Mexican President Andrés Manuel López Obrador, left, with his oldest son, José Ramón López Beltrán. Photo: Google


After attempting to distance himself from a multinational scandal surrounding his residency in a million-dollar mansion owned by an affiliate of Mexican state-owned oil company Petróleos Mexicanos (Pemex) in Houston, Texas, José Ramón López Beltrán, the son of Mexican President Andrés Manuel López Obrador (AMLO), revealed yet another conflict of the interest in the process of his self-defense, creating yet another layer to López Beltrán’s recent controversies.

In an attempt to justify his living situation, López Beltrán revealed his current employment status working for KEI Partners, an enterprise owned by the children of businessman Daniel Chávez, who has been a close ally to the López Obrador administration and was subsequently appointed as the supervisor of AMLO’s contentious tourism-centric pet-project, the Tren Maya.

As López Beltrán tried dissociating from his home’s ties to a senior executive of Baker Hughes, an oil company with close relations and contracts with Pemex, he instead brought forth concerns about his role working at a company of one of the closest business allies to his father’s federal government.

“It is a company of the children of Daniel Chávez, who helps me as an honorary supervisor of the Tren Maya, but he does not charge anything, nor do we have any business relationship.

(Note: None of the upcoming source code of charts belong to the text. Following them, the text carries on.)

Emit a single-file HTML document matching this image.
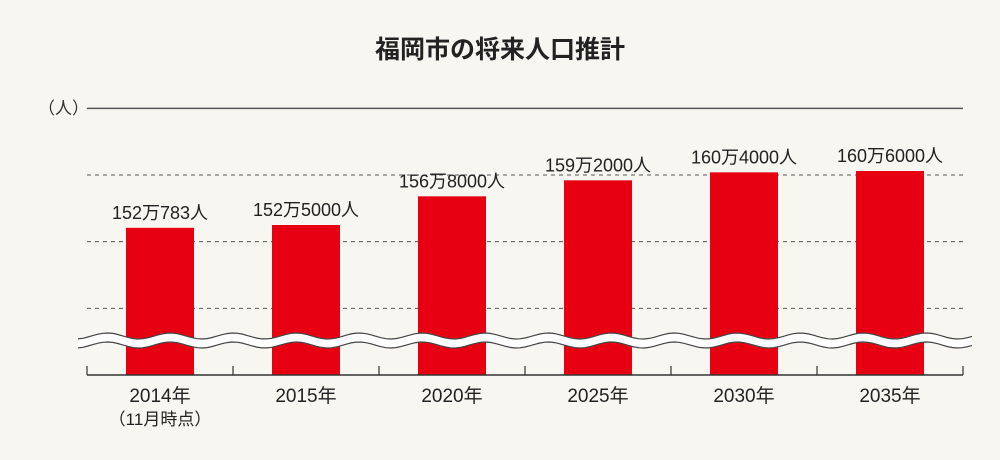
<!DOCTYPE html>
<html><head><meta charset="utf-8">
<style>
html,body{margin:0;padding:0;background:#f8f6f1;}
svg{display:block;font-family:"Liberation Sans","Noto Sans CJK JP",sans-serif;}
</style></head>
<body>
<svg id="chart" width="1000" height="460" viewBox="0 0 1000 460" xmlns="http://www.w3.org/2000/svg">
<rect width="1000" height="460" fill="#f8f6f1"/>
<text x="500" y="58" text-anchor="middle" font-size="25" font-weight="bold" fill="#222">福岡市の将来人口推計</text>
<text x="38" y="114" font-size="17" fill="#333">（人）</text>
<g id="grid"></g>
<g id="bars"></g>
<g id="wave"></g>
<g id="axis"></g>
</svg>
<script>
const categories = ["2014年","2015年","2020年","2025年","2030年","2035年"];
const values = [152.0783,152.5,156.8,159.2,160.4,160.6];
const valueLabels = ["152万783人","152万5000人","156万8000人","159万2000人","160万4000人","160万6000人"];
const gridValues = [170,160,150,140];
const NS="http://www.w3.org/2000/svg";
const svg=document.getElementById('chart');
function yScale(v){return 175-(v-160)*6.667;}
const x0=87,x1=963,step=(x1-x0)/categories.length,base=375;
function xCenter(i){return x0+step*(i+0.5);}
function mk(tag,attrs,parent){const e=document.createElementNS(NS,tag);for(const k in attrs)e.setAttribute(k,attrs[k]);parent.appendChild(e);return e;}
const grid=document.getElementById('grid');
gridValues.forEach((g,i)=>{
  const y=yScale(g);
  const l=mk('line',{x1:x0,x2:x1,y1:y,y2:y,stroke:i===0?'#555':'#555','stroke-width':i===0?1.5:1,'stroke-dasharray':i===0?'none':'4 4'},grid);
  
  
});
const bars=document.getElementById('bars');
values.forEach((v,i)=>{
  const cx=xCenter(i),y=yScale(v);
  const r=mk('rect',{x:cx-34,y:y,width:68,height:base-y,fill:'#e60012'},bars);
  
  
  const t=mk('text',{x:cx,y:y-9,'text-anchor':'middle','font-size':18,fill:'#222'},bars);
  t.textContent=valueLabels[i];
  
  
});
// wave break
const wave=document.getElementById('wave');
function curve(yc,rev){let pts=[];const N=180;for(let k=0;k<=N;k++){const x=78+k*(894/N);pts.push([x,yc+3*Math.sin((x-60)*2*Math.PI/63)]);}if(rev)pts.reverse();return pts;}
const up=curve(336,false),lo=curve(345,true);
const band=mk('path',{d:'M'+up.concat(lo).map(p=>p[0].toFixed(1)+','+p[1].toFixed(1)).join(' L')+' Z',fill:'#fff',stroke:'none'},wave);


[up,lo].forEach((c,j)=>{
  const p=mk('path',{d:'M'+c.map(p=>p[0].toFixed(1)+','+p[1].toFixed(1)).join(' L'),fill:'none',stroke:'#444','stroke-width':1.2},wave);
  
  
});
const axis=document.getElementById('axis');
const bl=mk('line',{x1:x0,x2:x1,y1:base,y2:base,stroke:'#333','stroke-width':1.5},axis);


for(let i=0;i<=categories.length;i++){
  const x=x0+step*i;
  const tk=mk('line',{x1:x,x2:x,y1:base-9,y2:base,stroke:'#333','stroke-width':1.2},axis);
  
  
}
categories.forEach((c,i)=>{
  const t=mk('text',{x:xCenter(i),y:402,'text-anchor':'middle','font-size':19,fill:'#222'},axis);
  t.textContent=c;
  
  
});
const note=mk('text',{x:xCenter(0),y:425,'text-anchor':'middle','font-size':17,fill:'#222'},axis);
note.textContent='（11月時点）';


</script>
</body></html>
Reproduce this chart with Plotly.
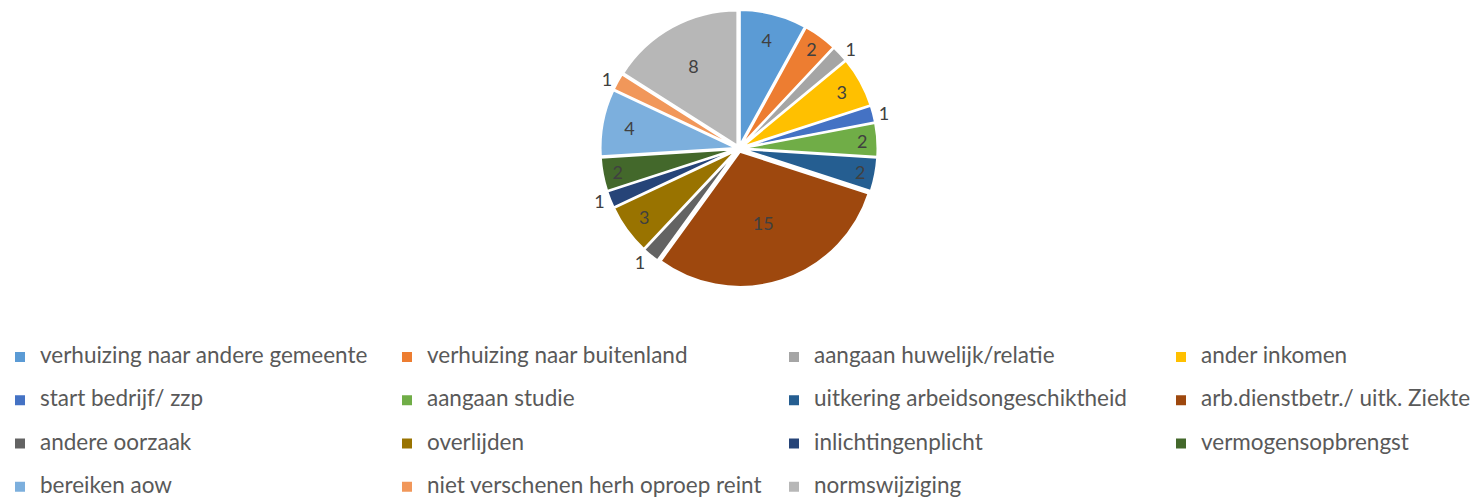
import plotly.graph_objects as go

labels = [
    "verhuizing naar andere gemeente", "verhuizing naar buitenland", "aangaan huwelijk/relatie", "ander inkomen",
    "start bedrijf/ zzp", "aangaan studie", "uitkering arbeidsongeschiktheid", "arb.dienstbetr./ uitk. Ziekte",
    "andere oorzaak", "overlijden", "inlichtingenplicht", "vermogensopbrengst",
    "bereiken aow", "niet verschenen herh oproep reint", "normswijziging",
]
values = [4, 2, 1, 3, 1, 2, 2, 15, 1, 3, 1, 2, 4, 1, 8]
colors = [
    "#5B9BD5", "#ED7D31", "#A5A5A5", "#FFC000",
    "#4472C4", "#70AD47", "#255E91", "#9E480E",
    "#636363", "#997300", "#264478", "#43682B",
    "#7CAFDD", "#F1975A", "#B7B7B7",
]

W, H = 1560, 503          # wider canvas so 4 legend columns fit at the reference spacing
LEGEND_TEXT_SIZE = 22.5
legend_labels = [
    f'<span style="font-size:{LEGEND_TEXT_SIZE}px;baseline-shift:6px">{l}</span>' for l in labels
]

fig = go.Figure(go.Pie(
    labels=legend_labels,
    values=values,
    sort=False,
    direction="clockwise",
    rotation=0,
    marker=dict(colors=colors, line=dict(color="white", width=2)),
    pull=0.025,
    textinfo="value",
    textposition="auto",
    insidetextorientation="horizontal",
    textfont=dict(family="Lato", size=18, color="#404040"),
    domain=dict(x=[0, 2 * 739 / W], y=[0.4294, 0.9801]),
    hoverinfo="value",
))

fig.update_layout(
    width=W, height=H,
    margin=dict(l=0, r=0, t=0, b=0, autoexpand=False),
    paper_bgcolor="white",
    plot_bgcolor="white",
    font=dict(family="Lato", color="#595959"),
    showlegend=True,
    legend=dict(
        orientation="h",
        xref="container", yref="container",
        x=0.0, xanchor="left",
        y=0.3433, yanchor="top",
        entrywidth=342, entrywidthmode="pixels",
        font=dict(family="Lato", size=31, color="#595959"),
        traceorder="normal",
    ),
)

fig.write_html(
    "out.html",
    post_script="document.body.style.margin='0';document.body.style.overflow='hidden';"
                "document.documentElement.style.overflow='hidden';",
)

He does not have any business with the federal government,” said AMLO during his daily morning press conference on Tuesday, Feb. 15, in an attempt to defend his eldest son.

“There is no conflict of interest,” continued the Mexican executive. “He is one of the businessmen who helps us because he wants to support the case of the Tren Maya to finish it.”

However, upon further inspection, it was revealed that Chávez does play a more impactful role in the project’s development than AMLO let on. The Tren Maya is set to pass through land owned by Chávez’s extensive hotel empire, Grupo Vidanta. Likewise, Chávez was the financier behind the donation of a large piece of land in Sonora used for the construction of a mega-solar park, another major project spearheaded by the López Obrador government.

According to the sixth section of the third article of Mexico’s General Law of Administrative Responsibilities, conflict of interest is defined as “possible affectation of the impartial and objective performance of the functions of public servants due to personal, family or business interests,” an umbrella under which López Beltrán’s relationship with the Chávez seems to fall.

“The more they explain, the more they sink themselves,” said opposition National Action Party (PAN) Senator Xóchitl Gálvez as her party’s bench brought concerns surrounding López Beltrán’s repeated issues to the Chamber of Deputies. “This government urgently needs a course to understand what conflict of interest is.”